Lines containing "this" are to be counted. Give the number and nothing more.

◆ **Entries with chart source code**
***
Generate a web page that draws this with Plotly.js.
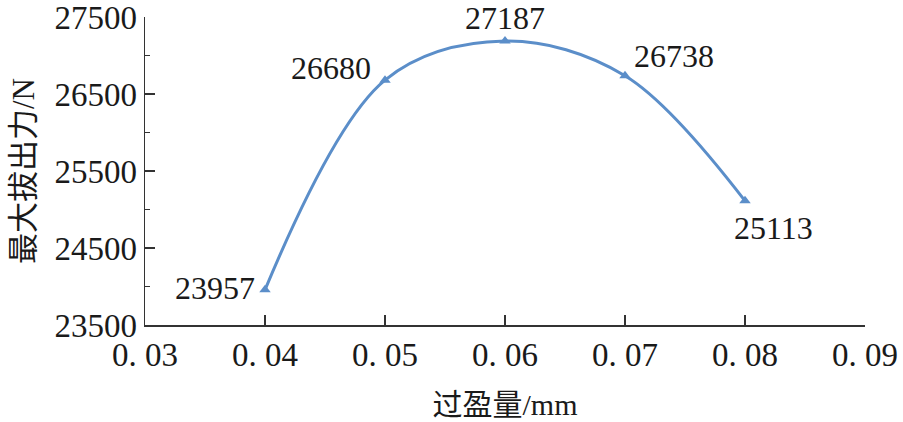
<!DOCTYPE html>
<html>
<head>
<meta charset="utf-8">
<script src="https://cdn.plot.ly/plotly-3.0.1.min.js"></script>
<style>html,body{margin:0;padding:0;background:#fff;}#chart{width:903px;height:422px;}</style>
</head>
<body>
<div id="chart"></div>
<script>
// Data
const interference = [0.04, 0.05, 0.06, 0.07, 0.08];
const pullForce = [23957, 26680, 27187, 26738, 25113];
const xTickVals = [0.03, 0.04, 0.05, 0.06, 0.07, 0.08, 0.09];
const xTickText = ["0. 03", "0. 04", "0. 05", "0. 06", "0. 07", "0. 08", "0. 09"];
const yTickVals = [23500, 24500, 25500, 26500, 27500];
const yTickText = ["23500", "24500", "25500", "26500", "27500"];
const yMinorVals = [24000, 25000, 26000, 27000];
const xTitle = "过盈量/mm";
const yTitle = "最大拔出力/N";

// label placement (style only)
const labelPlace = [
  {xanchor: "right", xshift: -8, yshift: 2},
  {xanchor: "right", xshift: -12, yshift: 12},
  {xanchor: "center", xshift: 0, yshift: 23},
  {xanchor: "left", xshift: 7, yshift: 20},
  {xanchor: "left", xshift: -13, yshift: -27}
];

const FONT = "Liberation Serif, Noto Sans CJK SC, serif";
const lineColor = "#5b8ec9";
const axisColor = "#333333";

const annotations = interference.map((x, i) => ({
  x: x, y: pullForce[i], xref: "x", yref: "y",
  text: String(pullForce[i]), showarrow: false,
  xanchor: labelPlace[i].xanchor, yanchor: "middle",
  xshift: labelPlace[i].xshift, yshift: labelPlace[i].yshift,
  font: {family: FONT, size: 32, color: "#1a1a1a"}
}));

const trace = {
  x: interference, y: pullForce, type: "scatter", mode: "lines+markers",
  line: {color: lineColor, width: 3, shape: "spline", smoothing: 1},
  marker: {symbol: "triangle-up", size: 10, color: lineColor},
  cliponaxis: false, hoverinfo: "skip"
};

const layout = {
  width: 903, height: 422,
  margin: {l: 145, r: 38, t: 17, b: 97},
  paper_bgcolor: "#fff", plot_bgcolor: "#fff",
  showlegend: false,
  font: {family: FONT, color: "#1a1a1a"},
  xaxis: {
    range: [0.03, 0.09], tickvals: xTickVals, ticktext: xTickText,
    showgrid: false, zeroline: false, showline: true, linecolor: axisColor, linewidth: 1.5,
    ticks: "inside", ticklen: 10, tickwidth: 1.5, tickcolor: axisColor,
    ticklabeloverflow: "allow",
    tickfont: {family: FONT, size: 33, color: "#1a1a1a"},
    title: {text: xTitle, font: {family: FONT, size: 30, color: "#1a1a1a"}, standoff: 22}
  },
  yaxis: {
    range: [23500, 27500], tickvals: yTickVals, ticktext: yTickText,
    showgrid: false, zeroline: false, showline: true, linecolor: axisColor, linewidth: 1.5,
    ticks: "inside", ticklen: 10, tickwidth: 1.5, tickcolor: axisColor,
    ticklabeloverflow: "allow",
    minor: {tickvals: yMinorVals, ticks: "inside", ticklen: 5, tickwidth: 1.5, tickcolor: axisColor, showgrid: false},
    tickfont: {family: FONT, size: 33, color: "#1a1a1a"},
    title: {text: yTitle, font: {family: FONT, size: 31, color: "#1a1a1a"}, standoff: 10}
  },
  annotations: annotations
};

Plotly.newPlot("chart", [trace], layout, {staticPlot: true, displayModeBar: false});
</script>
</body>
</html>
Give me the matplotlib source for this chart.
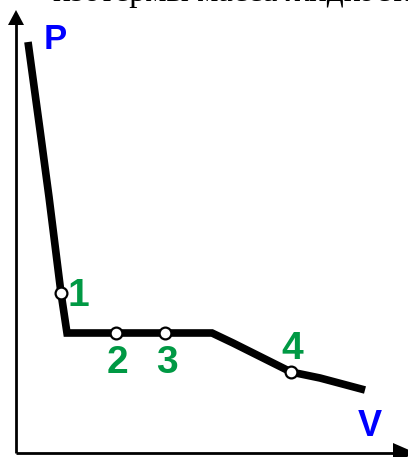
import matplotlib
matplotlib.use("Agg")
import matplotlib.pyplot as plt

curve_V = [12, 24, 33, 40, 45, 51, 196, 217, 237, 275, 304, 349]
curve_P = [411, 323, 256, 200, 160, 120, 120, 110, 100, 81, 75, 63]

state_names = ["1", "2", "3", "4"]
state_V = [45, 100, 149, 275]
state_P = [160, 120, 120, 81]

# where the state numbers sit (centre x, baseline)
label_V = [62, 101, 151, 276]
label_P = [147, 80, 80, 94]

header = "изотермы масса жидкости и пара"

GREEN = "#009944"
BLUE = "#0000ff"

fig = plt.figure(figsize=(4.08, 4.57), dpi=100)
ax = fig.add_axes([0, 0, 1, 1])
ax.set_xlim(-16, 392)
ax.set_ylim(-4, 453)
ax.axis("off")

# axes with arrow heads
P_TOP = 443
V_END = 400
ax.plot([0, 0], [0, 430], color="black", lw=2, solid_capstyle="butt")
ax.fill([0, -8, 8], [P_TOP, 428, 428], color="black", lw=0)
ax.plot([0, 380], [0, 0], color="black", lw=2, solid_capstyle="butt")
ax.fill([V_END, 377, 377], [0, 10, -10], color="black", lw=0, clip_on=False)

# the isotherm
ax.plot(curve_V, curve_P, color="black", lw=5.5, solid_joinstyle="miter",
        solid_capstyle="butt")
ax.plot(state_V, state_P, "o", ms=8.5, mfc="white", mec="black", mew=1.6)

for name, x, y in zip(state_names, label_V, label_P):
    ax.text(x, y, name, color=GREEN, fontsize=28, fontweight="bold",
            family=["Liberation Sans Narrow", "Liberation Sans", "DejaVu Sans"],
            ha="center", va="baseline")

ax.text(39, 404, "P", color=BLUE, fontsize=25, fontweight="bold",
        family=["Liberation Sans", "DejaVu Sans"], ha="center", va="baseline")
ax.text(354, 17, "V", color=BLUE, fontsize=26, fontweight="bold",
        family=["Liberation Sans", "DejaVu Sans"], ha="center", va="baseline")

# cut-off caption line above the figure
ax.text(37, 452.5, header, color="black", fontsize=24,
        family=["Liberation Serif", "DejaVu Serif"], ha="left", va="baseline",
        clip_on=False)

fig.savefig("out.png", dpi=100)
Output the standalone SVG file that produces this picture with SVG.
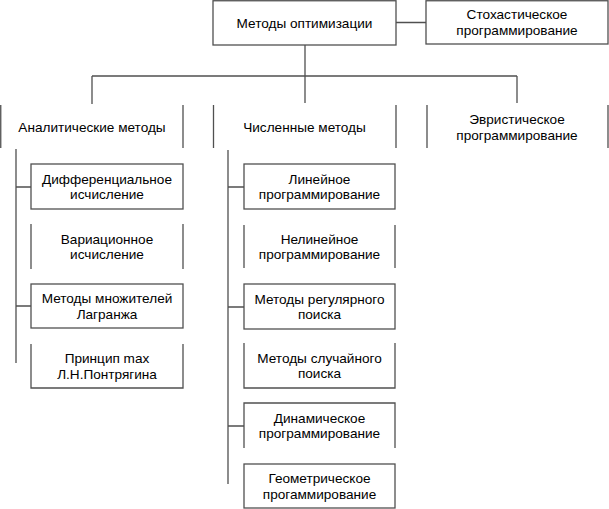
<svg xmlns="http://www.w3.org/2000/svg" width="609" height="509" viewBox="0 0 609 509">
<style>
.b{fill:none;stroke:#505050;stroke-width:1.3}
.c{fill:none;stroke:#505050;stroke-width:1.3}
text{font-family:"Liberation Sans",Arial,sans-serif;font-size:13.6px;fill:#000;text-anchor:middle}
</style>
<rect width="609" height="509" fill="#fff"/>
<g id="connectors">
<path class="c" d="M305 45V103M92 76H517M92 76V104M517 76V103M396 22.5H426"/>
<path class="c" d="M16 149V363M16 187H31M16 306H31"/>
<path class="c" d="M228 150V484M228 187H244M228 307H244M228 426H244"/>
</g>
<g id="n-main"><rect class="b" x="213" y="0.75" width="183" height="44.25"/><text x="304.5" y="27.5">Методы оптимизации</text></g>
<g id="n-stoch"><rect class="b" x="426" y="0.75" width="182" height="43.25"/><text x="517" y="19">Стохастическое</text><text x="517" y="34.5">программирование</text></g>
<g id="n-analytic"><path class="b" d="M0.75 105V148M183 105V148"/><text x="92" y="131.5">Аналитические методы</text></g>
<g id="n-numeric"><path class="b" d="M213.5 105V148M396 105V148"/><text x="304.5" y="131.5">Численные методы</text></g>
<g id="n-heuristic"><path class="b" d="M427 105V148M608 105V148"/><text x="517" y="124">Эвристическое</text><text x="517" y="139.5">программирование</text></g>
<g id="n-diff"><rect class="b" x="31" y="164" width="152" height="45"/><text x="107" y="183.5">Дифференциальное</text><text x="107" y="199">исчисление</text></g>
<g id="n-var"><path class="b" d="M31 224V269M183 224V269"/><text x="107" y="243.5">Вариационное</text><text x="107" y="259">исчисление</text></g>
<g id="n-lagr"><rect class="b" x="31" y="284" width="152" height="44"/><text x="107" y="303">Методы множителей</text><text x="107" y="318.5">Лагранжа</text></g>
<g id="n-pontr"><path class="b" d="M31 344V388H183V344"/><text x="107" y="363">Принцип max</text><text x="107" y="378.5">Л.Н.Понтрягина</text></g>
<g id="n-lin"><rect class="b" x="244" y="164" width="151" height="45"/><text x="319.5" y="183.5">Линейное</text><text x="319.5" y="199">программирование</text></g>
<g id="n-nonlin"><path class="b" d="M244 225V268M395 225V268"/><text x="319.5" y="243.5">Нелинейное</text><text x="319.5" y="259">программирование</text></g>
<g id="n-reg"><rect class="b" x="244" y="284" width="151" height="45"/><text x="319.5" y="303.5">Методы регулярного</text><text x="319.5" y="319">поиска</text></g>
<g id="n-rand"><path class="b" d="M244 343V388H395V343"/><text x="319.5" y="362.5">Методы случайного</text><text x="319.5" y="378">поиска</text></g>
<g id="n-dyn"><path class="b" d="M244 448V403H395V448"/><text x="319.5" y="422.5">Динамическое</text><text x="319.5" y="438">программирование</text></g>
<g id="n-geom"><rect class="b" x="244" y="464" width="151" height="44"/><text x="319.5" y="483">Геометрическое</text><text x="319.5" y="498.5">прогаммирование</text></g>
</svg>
***
◆ **Written solution**
3